[AVAILABLE DATA]
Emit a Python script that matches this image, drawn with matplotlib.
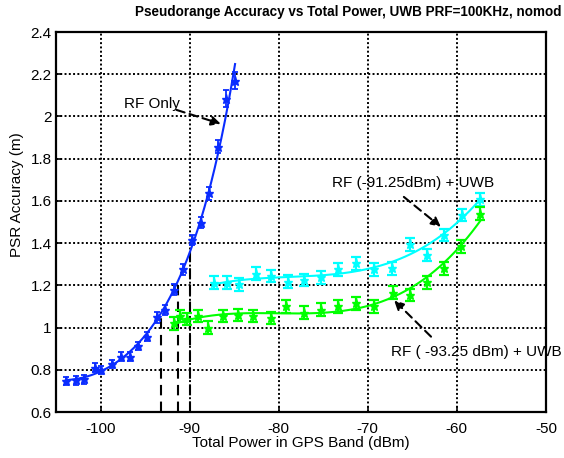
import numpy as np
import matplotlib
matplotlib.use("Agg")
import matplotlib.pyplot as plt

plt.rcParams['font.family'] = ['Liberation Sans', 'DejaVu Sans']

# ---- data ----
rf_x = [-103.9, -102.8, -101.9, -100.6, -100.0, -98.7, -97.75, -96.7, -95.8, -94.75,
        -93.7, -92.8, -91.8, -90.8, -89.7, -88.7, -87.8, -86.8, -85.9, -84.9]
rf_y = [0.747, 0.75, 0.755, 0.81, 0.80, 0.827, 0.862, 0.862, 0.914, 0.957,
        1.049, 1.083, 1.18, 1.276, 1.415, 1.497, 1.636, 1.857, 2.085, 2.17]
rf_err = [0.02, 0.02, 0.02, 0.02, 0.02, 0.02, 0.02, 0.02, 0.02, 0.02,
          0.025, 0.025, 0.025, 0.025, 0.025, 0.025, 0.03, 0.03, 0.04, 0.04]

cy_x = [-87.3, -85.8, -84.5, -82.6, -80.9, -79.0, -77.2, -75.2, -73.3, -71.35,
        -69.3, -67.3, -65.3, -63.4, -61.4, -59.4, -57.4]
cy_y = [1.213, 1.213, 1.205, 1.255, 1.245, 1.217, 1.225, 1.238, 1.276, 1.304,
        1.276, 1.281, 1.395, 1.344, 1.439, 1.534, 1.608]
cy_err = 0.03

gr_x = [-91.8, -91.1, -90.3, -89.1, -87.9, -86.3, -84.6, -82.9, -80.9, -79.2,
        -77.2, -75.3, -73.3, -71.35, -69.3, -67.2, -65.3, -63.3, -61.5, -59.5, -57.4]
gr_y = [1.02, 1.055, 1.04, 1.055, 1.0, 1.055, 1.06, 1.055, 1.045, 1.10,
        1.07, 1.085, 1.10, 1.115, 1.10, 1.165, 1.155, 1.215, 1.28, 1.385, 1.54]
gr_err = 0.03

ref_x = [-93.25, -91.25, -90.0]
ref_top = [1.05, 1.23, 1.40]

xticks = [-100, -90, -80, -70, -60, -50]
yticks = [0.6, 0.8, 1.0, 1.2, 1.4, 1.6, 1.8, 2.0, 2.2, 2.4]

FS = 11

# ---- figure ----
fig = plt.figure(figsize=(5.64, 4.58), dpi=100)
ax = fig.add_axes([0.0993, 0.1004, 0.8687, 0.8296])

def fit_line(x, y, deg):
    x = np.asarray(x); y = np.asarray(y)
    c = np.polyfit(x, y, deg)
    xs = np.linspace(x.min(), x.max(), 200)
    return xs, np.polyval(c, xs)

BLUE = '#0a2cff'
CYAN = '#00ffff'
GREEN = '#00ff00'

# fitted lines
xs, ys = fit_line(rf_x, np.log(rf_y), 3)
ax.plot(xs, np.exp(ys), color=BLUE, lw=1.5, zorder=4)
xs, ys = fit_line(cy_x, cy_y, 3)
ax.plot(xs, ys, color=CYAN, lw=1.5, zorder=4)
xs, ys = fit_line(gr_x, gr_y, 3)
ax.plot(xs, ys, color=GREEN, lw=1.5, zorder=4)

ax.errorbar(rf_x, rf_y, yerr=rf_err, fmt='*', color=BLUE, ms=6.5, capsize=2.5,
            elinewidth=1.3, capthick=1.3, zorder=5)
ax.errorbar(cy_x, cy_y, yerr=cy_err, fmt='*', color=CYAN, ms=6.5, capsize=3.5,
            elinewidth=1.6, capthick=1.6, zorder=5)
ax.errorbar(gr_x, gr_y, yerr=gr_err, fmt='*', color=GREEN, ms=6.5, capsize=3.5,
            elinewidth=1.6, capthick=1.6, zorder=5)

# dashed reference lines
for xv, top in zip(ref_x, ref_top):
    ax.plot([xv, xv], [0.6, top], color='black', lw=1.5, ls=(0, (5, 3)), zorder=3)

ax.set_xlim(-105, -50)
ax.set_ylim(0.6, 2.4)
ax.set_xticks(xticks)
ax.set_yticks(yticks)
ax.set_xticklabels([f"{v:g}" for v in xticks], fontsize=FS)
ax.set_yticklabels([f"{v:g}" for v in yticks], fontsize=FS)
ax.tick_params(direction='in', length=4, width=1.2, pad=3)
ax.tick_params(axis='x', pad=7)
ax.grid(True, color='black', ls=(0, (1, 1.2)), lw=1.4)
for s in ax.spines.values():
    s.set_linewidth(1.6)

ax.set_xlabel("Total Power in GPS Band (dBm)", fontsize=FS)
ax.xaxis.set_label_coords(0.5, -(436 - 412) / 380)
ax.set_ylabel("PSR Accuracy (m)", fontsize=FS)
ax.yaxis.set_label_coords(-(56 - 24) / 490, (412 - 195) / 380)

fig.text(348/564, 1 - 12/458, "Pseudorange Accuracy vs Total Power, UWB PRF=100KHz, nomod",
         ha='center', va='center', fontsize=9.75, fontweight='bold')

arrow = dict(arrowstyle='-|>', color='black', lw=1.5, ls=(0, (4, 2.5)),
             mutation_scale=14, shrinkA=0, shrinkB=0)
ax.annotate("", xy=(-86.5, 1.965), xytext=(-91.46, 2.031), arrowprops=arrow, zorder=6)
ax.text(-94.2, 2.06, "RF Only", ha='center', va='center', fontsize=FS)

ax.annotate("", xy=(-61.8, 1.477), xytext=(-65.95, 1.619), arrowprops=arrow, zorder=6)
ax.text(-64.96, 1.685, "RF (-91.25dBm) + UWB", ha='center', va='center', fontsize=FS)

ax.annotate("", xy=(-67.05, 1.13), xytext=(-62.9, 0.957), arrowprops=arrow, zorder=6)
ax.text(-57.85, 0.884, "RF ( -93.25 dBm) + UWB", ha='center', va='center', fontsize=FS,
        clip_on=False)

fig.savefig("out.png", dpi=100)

[EXERCISE REQUIREMENTS] The material above holds pictures; copy everything else in it exactly.

[WRITTEN RESPONSE]
Emit a Python script that matches this image, drawn with matplotlib.
import numpy as np
import matplotlib
matplotlib.use("Agg")
import matplotlib.pyplot as plt

plt.rcParams['font.family'] = ['Liberation Sans', 'DejaVu Sans']

# ---- data ----
rf_x = [-103.9, -102.8, -101.9, -100.6, -100.0, -98.7, -97.75, -96.7, -95.8, -94.75,
        -93.7, -92.8, -91.8, -90.8, -89.7, -88.7, -87.8, -86.8, -85.9, -84.9]
rf_y = [0.747, 0.75, 0.755, 0.81, 0.80, 0.827, 0.862, 0.862, 0.914, 0.957,
        1.049, 1.083, 1.18, 1.276, 1.415, 1.497, 1.636, 1.857, 2.085, 2.17]
rf_err = [0.02, 0.02, 0.02, 0.02, 0.02, 0.02, 0.02, 0.02, 0.02, 0.02,
          0.025, 0.025, 0.025, 0.025, 0.025, 0.025, 0.03, 0.03, 0.04, 0.04]

cy_x = [-87.3, -85.8, -84.5, -82.6, -80.9, -79.0, -77.2, -75.2, -73.3, -71.35,
        -69.3, -67.3, -65.3, -63.4, -61.4, -59.4, -57.4]
cy_y = [1.213, 1.213, 1.205, 1.255, 1.245, 1.217, 1.225, 1.238, 1.276, 1.304,
        1.276, 1.281, 1.395, 1.344, 1.439, 1.534, 1.608]
cy_err = 0.03

gr_x = [-91.8, -91.1, -90.3, -89.1, -87.9, -86.3, -84.6, -82.9, -80.9, -79.2,
        -77.2, -75.3, -73.3, -71.35, -69.3, -67.2, -65.3, -63.3, -61.5, -59.5, -57.4]
gr_y = [1.02, 1.055, 1.04, 1.055, 1.0, 1.055, 1.06, 1.055, 1.045, 1.10,
        1.07, 1.085, 1.10, 1.115, 1.10, 1.165, 1.155, 1.215, 1.28, 1.385, 1.54]
gr_err = 0.03

ref_x = [-93.25, -91.25, -90.0]
ref_top = [1.05, 1.23, 1.40]

xticks = [-100, -90, -80, -70, -60, -50]
yticks = [0.6, 0.8, 1.0, 1.2, 1.4, 1.6, 1.8, 2.0, 2.2, 2.4]

FS = 11

# ---- figure ----
fig = plt.figure(figsize=(5.64, 4.58), dpi=100)
ax = fig.add_axes([0.0993, 0.1004, 0.8687, 0.8296])

def fit_line(x, y, deg):
    x = np.asarray(x); y = np.asarray(y)
    c = np.polyfit(x, y, deg)
    xs = np.linspace(x.min(), x.max(), 200)
    return xs, np.polyval(c, xs)

BLUE = '#0a2cff'
CYAN = '#00ffff'
GREEN = '#00ff00'

# fitted lines
xs, ys = fit_line(rf_x, np.log(rf_y), 3)
ax.plot(xs, np.exp(ys), color=BLUE, lw=1.5, zorder=4)
xs, ys = fit_line(cy_x, cy_y, 3)
ax.plot(xs, ys, color=CYAN, lw=1.5, zorder=4)
xs, ys = fit_line(gr_x, gr_y, 3)
ax.plot(xs, ys, color=GREEN, lw=1.5, zorder=4)

ax.errorbar(rf_x, rf_y, yerr=rf_err, fmt='*', color=BLUE, ms=6.5, capsize=2.5,
            elinewidth=1.3, capthick=1.3, zorder=5)
ax.errorbar(cy_x, cy_y, yerr=cy_err, fmt='*', color=CYAN, ms=6.5, capsize=3.5,
            elinewidth=1.6, capthick=1.6, zorder=5)
ax.errorbar(gr_x, gr_y, yerr=gr_err, fmt='*', color=GREEN, ms=6.5, capsize=3.5,
            elinewidth=1.6, capthick=1.6, zorder=5)

# dashed reference lines
for xv, top in zip(ref_x, ref_top):
    ax.plot([xv, xv], [0.6, top], color='black', lw=1.5, ls=(0, (5, 3)), zorder=3)

ax.set_xlim(-105, -50)
ax.set_ylim(0.6, 2.4)
ax.set_xticks(xticks)
ax.set_yticks(yticks)
ax.set_xticklabels([f"{v:g}" for v in xticks], fontsize=FS)
ax.set_yticklabels([f"{v:g}" for v in yticks], fontsize=FS)
ax.tick_params(direction='in', length=4, width=1.2, pad=3)
ax.tick_params(axis='x', pad=7)
ax.grid(True, color='black', ls=(0, (1, 1.2)), lw=1.4)
for s in ax.spines.values():
    s.set_linewidth(1.6)

ax.set_xlabel("Total Power in GPS Band (dBm)", fontsize=FS)
ax.xaxis.set_label_coords(0.5, -(436 - 412) / 380)
ax.set_ylabel("PSR Accuracy (m)", fontsize=FS)
ax.yaxis.set_label_coords(-(56 - 24) / 490, (412 - 195) / 380)

fig.text(348/564, 1 - 12/458, "Pseudorange Accuracy vs Total Power, UWB PRF=100KHz, nomod",
         ha='center', va='center', fontsize=9.75, fontweight='bold')

arrow = dict(arrowstyle='-|>', color='black', lw=1.5, ls=(0, (4, 2.5)),
             mutation_scale=14, shrinkA=0, shrinkB=0)
ax.annotate("", xy=(-86.5, 1.965), xytext=(-91.46, 2.031), arrowprops=arrow, zorder=6)
ax.text(-94.2, 2.06, "RF Only", ha='center', va='center', fontsize=FS)

ax.annotate("", xy=(-61.8, 1.477), xytext=(-65.95, 1.619), arrowprops=arrow, zorder=6)
ax.text(-64.96, 1.685, "RF (-91.25dBm) + UWB", ha='center', va='center', fontsize=FS)

ax.annotate("", xy=(-67.05, 1.13), xytext=(-62.9, 0.957), arrowprops=arrow, zorder=6)
ax.text(-57.85, 0.884, "RF ( -93.25 dBm) + UWB", ha='center', va='center', fontsize=FS,
        clip_on=False)

fig.savefig("out.png", dpi=100)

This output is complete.